**WHAT IS EXPECTED:** Output the full listing below exactly, without the pictures.

---------- DATASET CONTENT ----------

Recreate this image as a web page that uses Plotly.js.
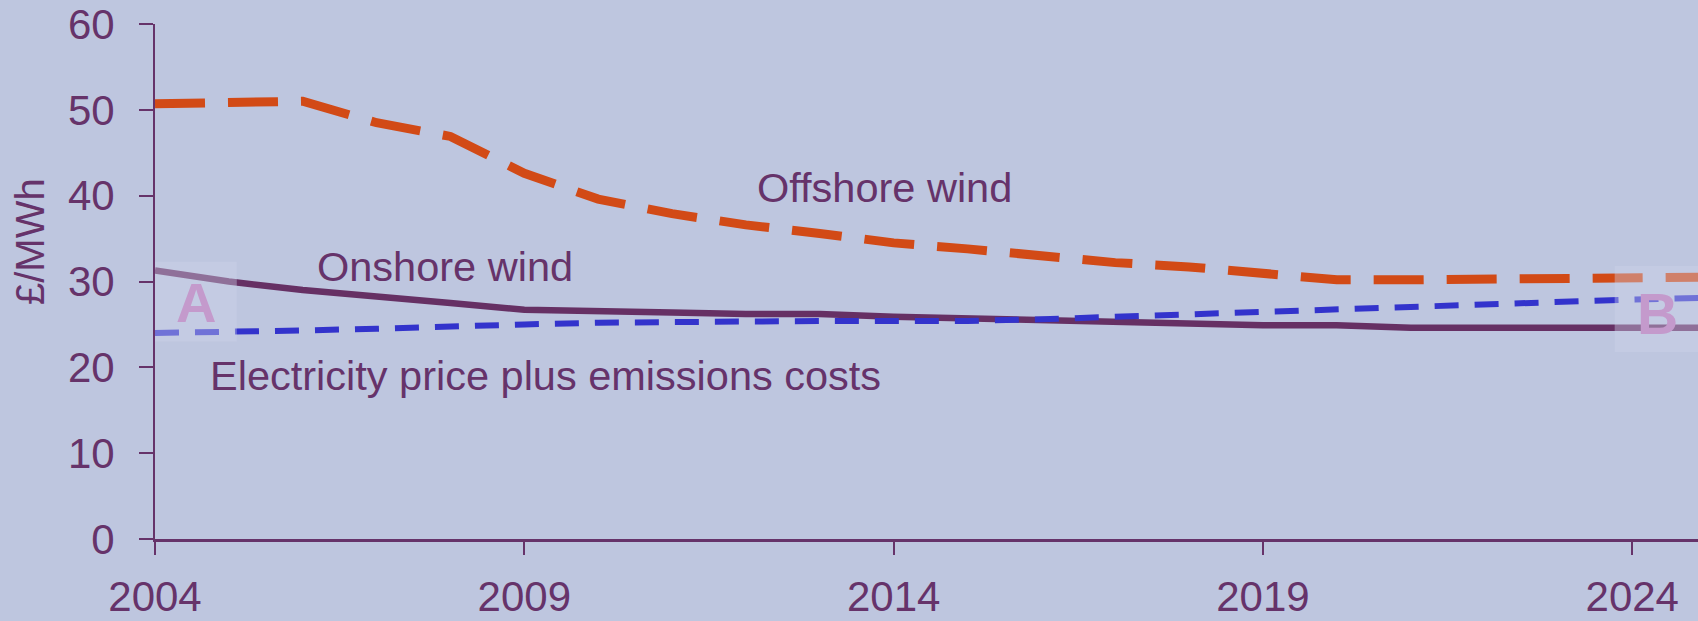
<!DOCTYPE html>
<html>
<head>
<meta charset="utf-8">
<script src="https://cdn.plot.ly/plotly-3.0.1.min.js"></script>
<style>html,body{margin:0;padding:0;background:#BEC6DF;}#chart{width:1698px;height:621px;}</style>
</head>
<body>
<div id="chart"></div>
<script>
const years = [2004,2005,2006,2007,2008,2009,2010,2011,2012,2013,2014,2015,2016,2017,2018,2019,2020,2021,2022,2023,2024,2025];
const offshoreWind = [50.7,50.9,51.0,48.5,46.9,42.6,39.6,37.9,36.6,35.6,34.5,33.8,33.0,32.2,31.7,30.9,30.2,30.2,30.3,30.3,30.4,30.5];
const onshoreWind = [31.3,30.0,29.0,28.3,27.5,26.7,26.6,26.4,26.2,26.2,25.9,25.7,25.5,25.2,25.1,24.9,24.9,24.6,24.6,24.6,24.6,24.6];
const electricityPrice = [24.0,24.1,24.3,24.5,24.8,25.0,25.2,25.3,25.4,25.4,25.4,25.4,25.6,25.9,26.2,26.5,26.8,27.1,27.4,27.7,27.9,28.1];
const xTickYears = [2004,2009,2014,2019,2024];
const yTickValues = [0,10,20,30,40,50,60];
const labels = {
  offshore: "Offshore wind",
  onshore: "Onshore wind",
  price: "Electricity price plus emissions costs",
  yTitle: "£/MWh",
  a: "A",
  b: "B"
};

const txt = '#66336A';
const font = 'Liberation Sans, Arial, sans-serif';

const traces = [
  {x: years, y: onshoreWind, mode: 'lines', line: {color: '#663064', width: 6.5}, hoverinfo: 'skip'},
  {x: years, y: electricityPrice, mode: 'lines', line: {color: '#3333CC', width: 6, dash: '24px,16px'}, hoverinfo: 'skip'},
  {x: years, y: offshoreWind, mode: 'lines', line: {color: '#D24A16', width: 9, dash: '50px,23px'}, hoverinfo: 'skip'}
];

const layout = {
  width: 1698, height: 621,
  margin: {l: 155, r: 0, t: 24, b: 82},
  paper_bgcolor: '#BEC6DF',
  plot_bgcolor: '#BEC6DF',
  showlegend: false,
  font: {family: font, color: txt, size: 42},
  xaxis: {
    range: [2004, 2024.89],
    tickvals: xTickYears,
    ticktext: xTickYears.map(String),
    showgrid: false, zeroline: false,
    showline: true, linecolor: txt, linewidth: 2.5,
    ticks: 'outside', ticklen: 13, tickwidth: 2, tickcolor: txt,
    tickfont: {size: 42, color: txt, family: font},
    ticklabelstandoff: 6
  },
  yaxis: {
    range: [0, 60],
    tickvals: yTickValues,
    showgrid: false, zeroline: false,
    showline: true, linecolor: txt, linewidth: 2,
    ticks: 'outside', ticklen: 14, tickwidth: 2, tickcolor: txt,
    tickfont: {size: 42, color: txt, family: font},
    ticklabelstandoff: 16
  },
  shapes: [
    {type: 'rect', xref: 'paper', yref: 'y', x0: 0, x1: 0.053, y0: 23.0, y1: 32.3, fillcolor: 'rgba(205,211,232,0.4)', line: {width: 0}, layer: 'above'},
    {type: 'rect', xref: 'paper', yref: 'y', x0: 0.946, x1: 1, y0: 21.8, y1: 31.8, fillcolor: 'rgba(205,211,232,0.4)', line: {width: 0}, layer: 'above'}
  ],
  annotations: [
    {x: 0, y: 0, xref: 'paper', yref: 'paper', text: labels.yTitle, showarrow: false, textangle: -90, xanchor: 'center', yanchor: 'middle', font: {size: 40, color: txt, family: font}},
    {x: 2012.12, y: 40.9, xref: 'x', yref: 'y', text: labels.offshore, showarrow: false, xanchor: 'left', yanchor: 'middle', font: {size: 41.5, color: txt, family: font}},
    {x: 2006.17, y: 31.8, xref: 'x', yref: 'y', text: labels.onshore, showarrow: false, xanchor: 'left', yanchor: 'middle', font: {size: 41.5, color: txt, family: font}},
    {x: 2004.72, y: 19.1, xref: 'x', yref: 'y', text: labels.price, showarrow: false, xanchor: 'left', yanchor: 'middle', font: {size: 41.5, color: txt, family: font}},
    {x: 2004.56, y: 27.6, xref: 'x', yref: 'y', text: '<b>' + labels.a + '</b>', showarrow: false, xanchor: 'center', yanchor: 'middle', font: {size: 56, color: '#C49ACC', family: font}},
    {x: 2024.34, y: 26.2, xref: 'x', yref: 'y', text: '<b>' + labels.b + '</b>', showarrow: false, xanchor: 'center', yanchor: 'middle', font: {size: 57, color: '#C49ACC', family: font}}
  ]
};
// y title position given in pixels: convert to paper coords
const plotW = 1698 - 155, plotH = 621 - 24 - 82;
layout.annotations[0].x = (30 - 155) / plotW;
layout.annotations[0].y = (621 - 82 - 241) / plotH;

Plotly.newPlot('chart', traces, layout, {displayModeBar: false, staticPlot: true});
</script>
</body>
</html>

----------

**ANSWER TO THIS EXERCISE:**
Recreate this image as a web page that uses Plotly.js.
<!DOCTYPE html>
<html>
<head>
<meta charset="utf-8">
<script src="https://cdn.plot.ly/plotly-3.0.1.min.js"></script>
<style>html,body{margin:0;padding:0;background:#BEC6DF;}#chart{width:1698px;height:621px;}</style>
</head>
<body>
<div id="chart"></div>
<script>
const years = [2004,2005,2006,2007,2008,2009,2010,2011,2012,2013,2014,2015,2016,2017,2018,2019,2020,2021,2022,2023,2024,2025];
const offshoreWind = [50.7,50.9,51.0,48.5,46.9,42.6,39.6,37.9,36.6,35.6,34.5,33.8,33.0,32.2,31.7,30.9,30.2,30.2,30.3,30.3,30.4,30.5];
const onshoreWind = [31.3,30.0,29.0,28.3,27.5,26.7,26.6,26.4,26.2,26.2,25.9,25.7,25.5,25.2,25.1,24.9,24.9,24.6,24.6,24.6,24.6,24.6];
const electricityPrice = [24.0,24.1,24.3,24.5,24.8,25.0,25.2,25.3,25.4,25.4,25.4,25.4,25.6,25.9,26.2,26.5,26.8,27.1,27.4,27.7,27.9,28.1];
const xTickYears = [2004,2009,2014,2019,2024];
const yTickValues = [0,10,20,30,40,50,60];
const labels = {
  offshore: "Offshore wind",
  onshore: "Onshore wind",
  price: "Electricity price plus emissions costs",
  yTitle: "£/MWh",
  a: "A",
  b: "B"
};

const txt = '#66336A';
const font = 'Liberation Sans, Arial, sans-serif';

const traces = [
  {x: years, y: onshoreWind, mode: 'lines', line: {color: '#663064', width: 6.5}, hoverinfo: 'skip'},
  {x: years, y: electricityPrice, mode: 'lines', line: {color: '#3333CC', width: 6, dash: '24px,16px'}, hoverinfo: 'skip'},
  {x: years, y: offshoreWind, mode: 'lines', line: {color: '#D24A16', width: 9, dash: '50px,23px'}, hoverinfo: 'skip'}
];

const layout = {
  width: 1698, height: 621,
  margin: {l: 155, r: 0, t: 24, b: 82},
  paper_bgcolor: '#BEC6DF',
  plot_bgcolor: '#BEC6DF',
  showlegend: false,
  font: {family: font, color: txt, size: 42},
  xaxis: {
    range: [2004, 2024.89],
    tickvals: xTickYears,
    ticktext: xTickYears.map(String),
    showgrid: false, zeroline: false,
    showline: true, linecolor: txt, linewidth: 2.5,
    ticks: 'outside', ticklen: 13, tickwidth: 2, tickcolor: txt,
    tickfont: {size: 42, color: txt, family: font},
    ticklabelstandoff: 6
  },
  yaxis: {
    range: [0, 60],
    tickvals: yTickValues,
    showgrid: false, zeroline: false,
    showline: true, linecolor: txt, linewidth: 2,
    ticks: 'outside', ticklen: 14, tickwidth: 2, tickcolor: txt,
    tickfont: {size: 42, color: txt, family: font},
    ticklabelstandoff: 16
  },
  shapes: [
    {type: 'rect', xref: 'paper', yref: 'y', x0: 0, x1: 0.053, y0: 23.0, y1: 32.3, fillcolor: 'rgba(205,211,232,0.4)', line: {width: 0}, layer: 'above'},
    {type: 'rect', xref: 'paper', yref: 'y', x0: 0.946, x1: 1, y0: 21.8, y1: 31.8, fillcolor: 'rgba(205,211,232,0.4)', line: {width: 0}, layer: 'above'}
  ],
  annotations: [
    {x: 0, y: 0, xref: 'paper', yref: 'paper', text: labels.yTitle, showarrow: false, textangle: -90, xanchor: 'center', yanchor: 'middle', font: {size: 40, color: txt, family: font}},
    {x: 2012.12, y: 40.9, xref: 'x', yref: 'y', text: labels.offshore, showarrow: false, xanchor: 'left', yanchor: 'middle', font: {size: 41.5, color: txt, family: font}},
    {x: 2006.17, y: 31.8, xref: 'x', yref: 'y', text: labels.onshore, showarrow: false, xanchor: 'left', yanchor: 'middle', font: {size: 41.5, color: txt, family: font}},
    {x: 2004.72, y: 19.1, xref: 'x', yref: 'y', text: labels.price, showarrow: false, xanchor: 'left', yanchor: 'middle', font: {size: 41.5, color: txt, family: font}},
    {x: 2004.56, y: 27.6, xref: 'x', yref: 'y', text: '<b>' + labels.a + '</b>', showarrow: false, xanchor: 'center', yanchor: 'middle', font: {size: 56, color: '#C49ACC', family: font}},
    {x: 2024.34, y: 26.2, xref: 'x', yref: 'y', text: '<b>' + labels.b + '</b>', showarrow: false, xanchor: 'center', yanchor: 'middle', font: {size: 57, color: '#C49ACC', family: font}}
  ]
};
// y title position given in pixels: convert to paper coords
const plotW = 1698 - 155, plotH = 621 - 24 - 82;
layout.annotations[0].x = (30 - 155) / plotW;
layout.annotations[0].y = (621 - 82 - 241) / plotH;

Plotly.newPlot('chart', traces, layout, {displayModeBar: false, staticPlot: true});
</script>
</body>
</html>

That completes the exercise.